Even though conditions were not ideal during the time covered in this proposal, the observations secured were valuable to a number of ongoing long-term campaigns. The student observers were able to make observations of several target of opportunity objects that were noticed. All of the projects that were worked on during this period were successfully observed during the time the student observers were working. By this several other measures, the project was successful on many different levels.
Several of the student who have worked at the observatory have made changes and decided to go a different direction in their academic pursuits while others have continued to graduation in Physics and Astronomy. Some students wanted to work at the observatory to gain diversity in their educational experiences and others want to do the work because they intend to pursue a career in astronomy. A major accomplishment of this proposal has been providing those experiences. All of the students working at the observatory have helped numerous researchers move projects forward. Students who have needed data for their own projects have been able to have those observations made. The student observers have all had the opportunity to experience a working observatory and gain an understanding of what is needed to produce quality observations for a major monitoring campaign.
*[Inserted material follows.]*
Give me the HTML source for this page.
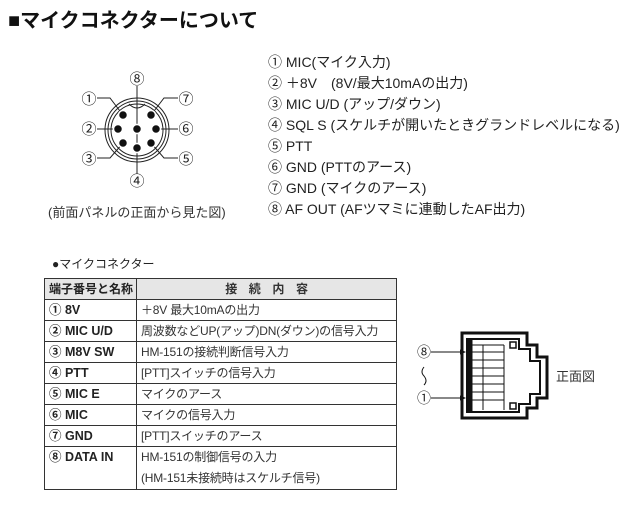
<!DOCTYPE html>
<html><head><meta charset="utf-8"><style>
body{margin:0;width:640px;height:510px;background:#fff;position:relative;font-family:"Liberation Sans","Noto Sans CJK JP",sans-serif;color:#222;overflow:hidden}
.a{position:absolute;white-space:nowrap}
.t{left:8px;top:4px;font-size:20px;font-weight:bold;color:#111}
.l{left:268px;font-size:14px;line-height:21px;top:52px}
table{position:absolute;left:44px;top:278px;border-collapse:collapse;font-size:12.5px;table-layout:fixed;width:353px}
td{border:1px solid #333;height:20px;padding:0 4px;line-height:20px;white-space:nowrap;overflow:hidden}
td:first-child{width:83px;font-weight:bold;color:#222}
td:last-child{color:#333;font-size:12px;letter-spacing:-0.2px}
tr.h td{background:#e6e6e6;font-weight:bold;font-size:12px}
</style></head><body>
<div class="a t">■マイクコネクターについて</div>
<div class="a l">① MIC(マイク入力)<br>② ＋8V　(8V/最大10mAの出力)<br>③ MIC U/D (アップ/ダウン)<br>④ SQL S (スケルチが開いたときグランドレベルになる)<br>⑤ PTT<br>⑥ GND (PTTのアース)<br>⑦ GND (マイクのアース)<br>⑧ AF OUT (AFツマミに連動したAF出力)</div>
<svg class="a" style="left:0;top:0" width="640" height="510">
<g fill="none" stroke="#222" stroke-width="1">
<circle cx="137" cy="130" r="32"/><circle cx="137" cy="130" r="29"/><circle cx="137" cy="130" r="26"/>
<path d="M129 104 q8 8 16 0"/>
<line x1="137" y1="86" x2="137" y2="174"/>
<polyline points="97,98 110,98 123,115"/><polyline points="178,98 164,98 151,115"/>
<line x1="97" y1="129" x2="118" y2="129"/><line x1="178" y1="129" x2="156" y2="129"/>
<polyline points="97,158 110,158 123,143"/><polyline points="178,158 164,158 151,143"/>
</g>
<g fill="#111" stroke="#fff" stroke-width="1.5">
<circle cx="123" cy="115" r="4.5"/><circle cx="151" cy="115" r="4.5"/><circle cx="118" cy="129" r="4.5"/><circle cx="137" cy="129" r="4.5"/><circle cx="156" cy="129" r="4.5"/><circle cx="123" cy="143" r="4.5"/><circle cx="151" cy="143" r="4.5"/><circle cx="137" cy="148" r="4.5"/>
</g>
<g font-size="15" text-anchor="middle" fill="#222">
<text x="137" y="84">⑧</text><text x="89" y="104">①</text><text x="186" y="104">⑦</text><text x="89" y="134">②</text><text x="186" y="134">⑥</text><text x="89" y="164">③</text><text x="186" y="164">⑤</text><text x="137" y="186">④</text>
</g>
<text x="48" y="217" font-size="13" fill="#333">(前面パネルの正面から見た図)</text>
<text x="52" y="268" font-size="12" fill="#222">●マイクコネクター</text>
<g fill="none" stroke="#111">
<path stroke-width="3" d="M462 333 H527 V345 H537 V357 H547 V398 H537 V408 H527 V418 H462 Z"/>
<path stroke-width="2" d="M467 339 H519 V349 H530 V361 H540 V394 H530 V404 H519 V412 H467 Z"/>
<rect x="467" y="339" width="5" height="73" fill="#111"/>
<g stroke-width="1"><line x1="483" y1="345" x2="483" y2="410"/><line x1="472" y1="345" x2="504" y2="345"/>
<line x1="472" y1="352" x2="504" y2="352"/><line x1="472" y1="360" x2="504" y2="360"/><line x1="472" y1="368" x2="504" y2="368"/><line x1="472" y1="376" x2="504" y2="376"/><line x1="472" y1="384" x2="504" y2="384"/><line x1="472" y1="392" x2="504" y2="392"/><line x1="472" y1="400" x2="504" y2="400"/><line x1="504" y1="345" x2="504" y2="410"/>
<line x1="431" y1="352" x2="460" y2="352"/><line x1="431" y1="398" x2="460" y2="398"/>
<path d="M424 367 q-4 5 0 9 q4 5 0 9"/></g>
<rect x="510" y="342" width="6" height="6" stroke-width="1.5"/><rect x="510" y="403" width="6" height="6" stroke-width="1.5"/>
</g>
<path d="M466 352 l-6 -2.5 v5 z M466 398 l-6 -2.5 v5 z" fill="#111"/>
<text x="424" y="357" font-size="14" text-anchor="middle" fill="#222">⑧</text>
<text x="424" y="403" font-size="14" text-anchor="middle" fill="#222">①</text>
<text x="556" y="381" font-size="13" fill="#333">正面図</text>
</svg>
<table>
<tr class="h"><td>端子番号と名称</td><td style="text-align:center">接　続　内　容</td></tr>
<tr><td>① 8V</td><td>＋8V 最大10mAの出力</td></tr>
<tr><td>② MIC U/D</td><td>周波数などUP(アップ)DN(ダウン)の信号入力</td></tr>
<tr><td>③ M8V SW</td><td>HM-151の接続判断信号入力</td></tr>
<tr><td>④ PTT</td><td>[PTT]スイッチの信号入力</td></tr>
<tr><td>⑤ MIC E</td><td>マイクのアース</td></tr>
<tr><td>⑥ MIC</td><td>マイクの信号入力</td></tr>
<tr><td>⑦ GND</td><td>[PTT]スイッチのアース</td></tr>
<tr><td style="vertical-align:top">⑧ DATA IN</td><td style="line-height:21px">HM-151の制御信号の入力<br>(HM-151未接続時はスケルチ信号)</td></tr>
</table>
</body></html>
All of these experiences are rare for typical undergraduates at many universities and it is rewarding to see them being common at Brigham Young University through the different mentoring programs.
It was originally anticipated that a graduate student would work as a mentor part of the time to supervise observations at West Mountain during the time covered by this proposal. However, I did not have a graduate student during this time and had just finished a somewhat unexpected nine-month sabbatical leave at the end of May in 2017. Thus, it was necessary to utilize a part-time observing supervisor over both years covered by this MEG. Approximately $17K was used to pay the observing supervisor position and wages for the undergraduate student observers during the months from May to September of 2017 and 2018. Additionally, $3K was spent for travel to the AAS Winter Meetings in 2017 (Grapevine, TX) and 2018 (National Harbor, MD).